>> BEGIN Dataset extract

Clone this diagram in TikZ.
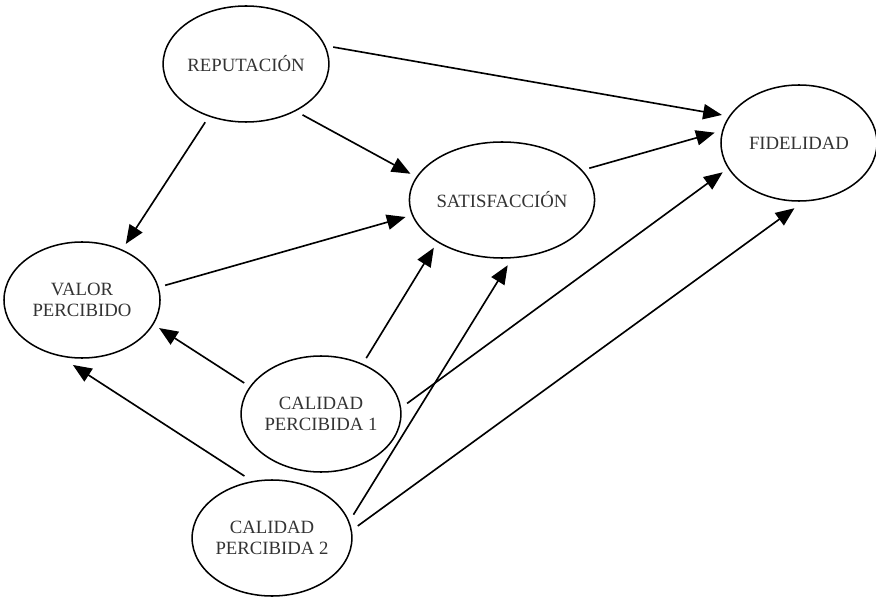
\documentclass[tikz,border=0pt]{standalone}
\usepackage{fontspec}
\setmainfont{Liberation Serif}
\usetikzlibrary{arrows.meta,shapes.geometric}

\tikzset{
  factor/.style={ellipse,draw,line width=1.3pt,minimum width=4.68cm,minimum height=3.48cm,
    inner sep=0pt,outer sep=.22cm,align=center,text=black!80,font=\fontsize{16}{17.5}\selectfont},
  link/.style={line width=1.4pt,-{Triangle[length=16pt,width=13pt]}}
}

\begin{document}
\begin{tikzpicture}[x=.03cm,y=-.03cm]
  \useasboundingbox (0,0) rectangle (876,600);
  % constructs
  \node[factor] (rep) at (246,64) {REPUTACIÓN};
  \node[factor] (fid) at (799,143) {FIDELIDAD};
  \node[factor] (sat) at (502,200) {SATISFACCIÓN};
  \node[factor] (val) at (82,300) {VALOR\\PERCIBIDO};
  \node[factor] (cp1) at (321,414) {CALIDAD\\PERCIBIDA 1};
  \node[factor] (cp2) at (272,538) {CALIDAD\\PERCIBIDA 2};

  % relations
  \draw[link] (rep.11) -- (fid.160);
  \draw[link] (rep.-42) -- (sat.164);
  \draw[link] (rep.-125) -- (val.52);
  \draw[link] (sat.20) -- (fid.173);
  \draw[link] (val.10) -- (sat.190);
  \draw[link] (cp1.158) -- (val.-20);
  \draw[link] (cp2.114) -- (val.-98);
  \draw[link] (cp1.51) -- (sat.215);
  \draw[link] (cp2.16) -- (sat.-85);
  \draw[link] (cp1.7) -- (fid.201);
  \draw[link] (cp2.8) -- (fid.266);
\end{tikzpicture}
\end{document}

>> END Dataset extract

## Stated task
From the material above, copy everything exactly but the pictures.

## Response to this exercise
Clone this diagram in TikZ.
\documentclass[tikz,border=0pt]{standalone}
\usepackage{fontspec}
\setmainfont{Liberation Serif}
\usetikzlibrary{arrows.meta,shapes.geometric}

\tikzset{
  factor/.style={ellipse,draw,line width=1.3pt,minimum width=4.68cm,minimum height=3.48cm,
    inner sep=0pt,outer sep=.22cm,align=center,text=black!80,font=\fontsize{16}{17.5}\selectfont},
  link/.style={line width=1.4pt,-{Triangle[length=16pt,width=13pt]}}
}

\begin{document}
\begin{tikzpicture}[x=.03cm,y=-.03cm]
  \useasboundingbox (0,0) rectangle (876,600);
  % constructs
  \node[factor] (rep) at (246,64) {REPUTACIÓN};
  \node[factor] (fid) at (799,143) {FIDELIDAD};
  \node[factor] (sat) at (502,200) {SATISFACCIÓN};
  \node[factor] (val) at (82,300) {VALOR\\PERCIBIDO};
  \node[factor] (cp1) at (321,414) {CALIDAD\\PERCIBIDA 1};
  \node[factor] (cp2) at (272,538) {CALIDAD\\PERCIBIDA 2};

  % relations
  \draw[link] (rep.11) -- (fid.160);
  \draw[link] (rep.-42) -- (sat.164);
  \draw[link] (rep.-125) -- (val.52);
  \draw[link] (sat.20) -- (fid.173);
  \draw[link] (val.10) -- (sat.190);
  \draw[link] (cp1.158) -- (val.-20);
  \draw[link] (cp2.114) -- (val.-98);
  \draw[link] (cp1.51) -- (sat.215);
  \draw[link] (cp2.16) -- (sat.-85);
  \draw[link] (cp1.7) -- (fid.201);
  \draw[link] (cp2.8) -- (fid.266);
\end{tikzpicture}
\end{document}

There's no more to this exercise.